**Task goal**
Take the lines from the top down to and including the one with "import * as" and repeat them exactly. Omit images.

**Given material**

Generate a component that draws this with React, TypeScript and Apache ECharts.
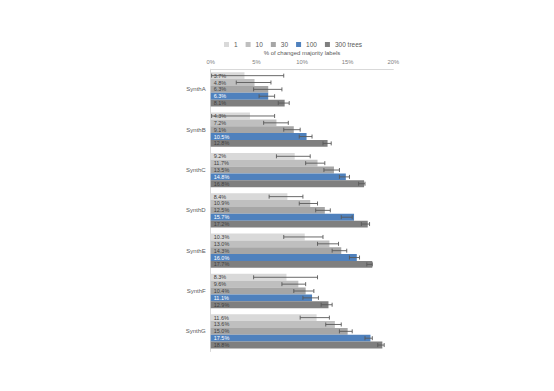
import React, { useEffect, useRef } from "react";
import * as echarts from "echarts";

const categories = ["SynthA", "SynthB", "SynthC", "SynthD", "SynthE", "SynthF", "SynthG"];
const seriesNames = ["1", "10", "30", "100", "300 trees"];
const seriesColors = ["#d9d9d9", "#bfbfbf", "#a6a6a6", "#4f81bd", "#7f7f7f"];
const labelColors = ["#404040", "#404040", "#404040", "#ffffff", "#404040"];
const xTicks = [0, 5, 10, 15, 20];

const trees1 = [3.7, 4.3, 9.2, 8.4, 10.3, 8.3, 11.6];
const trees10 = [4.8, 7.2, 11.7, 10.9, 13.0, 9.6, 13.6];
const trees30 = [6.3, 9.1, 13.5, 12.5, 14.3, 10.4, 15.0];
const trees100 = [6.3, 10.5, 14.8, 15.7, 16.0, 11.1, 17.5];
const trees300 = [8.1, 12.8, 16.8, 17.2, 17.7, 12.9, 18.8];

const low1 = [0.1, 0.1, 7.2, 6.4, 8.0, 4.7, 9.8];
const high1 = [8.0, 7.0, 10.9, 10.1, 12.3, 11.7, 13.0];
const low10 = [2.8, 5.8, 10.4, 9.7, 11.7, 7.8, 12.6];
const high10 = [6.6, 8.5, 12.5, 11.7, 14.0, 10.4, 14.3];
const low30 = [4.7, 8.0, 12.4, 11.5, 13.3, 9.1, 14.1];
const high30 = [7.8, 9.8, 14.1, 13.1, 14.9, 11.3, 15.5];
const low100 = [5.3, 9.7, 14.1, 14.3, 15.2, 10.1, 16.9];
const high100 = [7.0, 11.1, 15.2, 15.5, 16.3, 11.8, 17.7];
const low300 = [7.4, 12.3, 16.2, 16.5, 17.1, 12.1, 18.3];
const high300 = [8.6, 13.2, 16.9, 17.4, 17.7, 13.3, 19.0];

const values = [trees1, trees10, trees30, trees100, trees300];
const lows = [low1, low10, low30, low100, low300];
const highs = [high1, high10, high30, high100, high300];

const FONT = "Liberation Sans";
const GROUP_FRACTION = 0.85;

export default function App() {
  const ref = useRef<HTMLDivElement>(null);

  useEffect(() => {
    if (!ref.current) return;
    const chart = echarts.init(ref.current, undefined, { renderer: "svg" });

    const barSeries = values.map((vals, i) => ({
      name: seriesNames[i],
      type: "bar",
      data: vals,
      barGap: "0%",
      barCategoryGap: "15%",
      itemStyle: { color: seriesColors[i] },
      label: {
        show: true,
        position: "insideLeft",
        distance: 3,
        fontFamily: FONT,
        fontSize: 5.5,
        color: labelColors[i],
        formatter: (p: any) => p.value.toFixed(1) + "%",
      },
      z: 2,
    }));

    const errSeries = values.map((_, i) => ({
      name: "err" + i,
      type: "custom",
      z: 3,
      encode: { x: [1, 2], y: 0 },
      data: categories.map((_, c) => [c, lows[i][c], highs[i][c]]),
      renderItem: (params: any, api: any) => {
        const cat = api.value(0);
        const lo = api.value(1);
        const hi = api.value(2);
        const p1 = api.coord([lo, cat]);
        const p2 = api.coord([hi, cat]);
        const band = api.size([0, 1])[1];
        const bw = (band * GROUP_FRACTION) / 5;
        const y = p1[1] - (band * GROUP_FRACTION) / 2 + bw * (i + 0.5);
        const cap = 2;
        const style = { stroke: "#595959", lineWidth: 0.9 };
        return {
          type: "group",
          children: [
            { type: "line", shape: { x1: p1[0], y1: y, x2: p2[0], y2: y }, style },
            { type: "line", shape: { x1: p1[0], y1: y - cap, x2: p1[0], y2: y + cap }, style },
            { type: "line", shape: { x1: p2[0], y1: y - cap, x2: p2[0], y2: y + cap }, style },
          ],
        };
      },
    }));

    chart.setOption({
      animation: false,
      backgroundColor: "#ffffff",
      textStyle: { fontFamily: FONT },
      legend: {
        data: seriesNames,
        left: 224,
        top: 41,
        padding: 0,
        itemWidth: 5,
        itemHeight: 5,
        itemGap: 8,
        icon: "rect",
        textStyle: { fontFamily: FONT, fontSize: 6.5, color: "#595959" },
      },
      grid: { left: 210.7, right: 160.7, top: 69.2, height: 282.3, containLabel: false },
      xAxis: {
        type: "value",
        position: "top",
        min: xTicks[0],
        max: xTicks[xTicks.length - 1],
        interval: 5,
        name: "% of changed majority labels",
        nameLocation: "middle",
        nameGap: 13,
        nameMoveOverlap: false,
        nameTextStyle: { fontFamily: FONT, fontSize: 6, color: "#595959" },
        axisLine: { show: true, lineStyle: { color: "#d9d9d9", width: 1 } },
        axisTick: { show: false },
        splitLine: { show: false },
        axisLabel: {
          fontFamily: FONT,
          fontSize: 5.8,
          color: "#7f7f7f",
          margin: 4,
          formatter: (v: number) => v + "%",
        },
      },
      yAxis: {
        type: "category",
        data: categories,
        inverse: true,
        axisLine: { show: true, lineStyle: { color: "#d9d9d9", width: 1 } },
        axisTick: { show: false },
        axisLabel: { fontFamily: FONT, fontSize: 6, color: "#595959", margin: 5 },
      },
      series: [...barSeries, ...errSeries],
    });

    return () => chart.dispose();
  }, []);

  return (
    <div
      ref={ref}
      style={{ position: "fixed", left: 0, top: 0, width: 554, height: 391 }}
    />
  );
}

**Answer to the task**
Generate a component that draws this with React, TypeScript and Apache ECharts.
import React, { useEffect, useRef } from "react";
import * as echarts from "echarts";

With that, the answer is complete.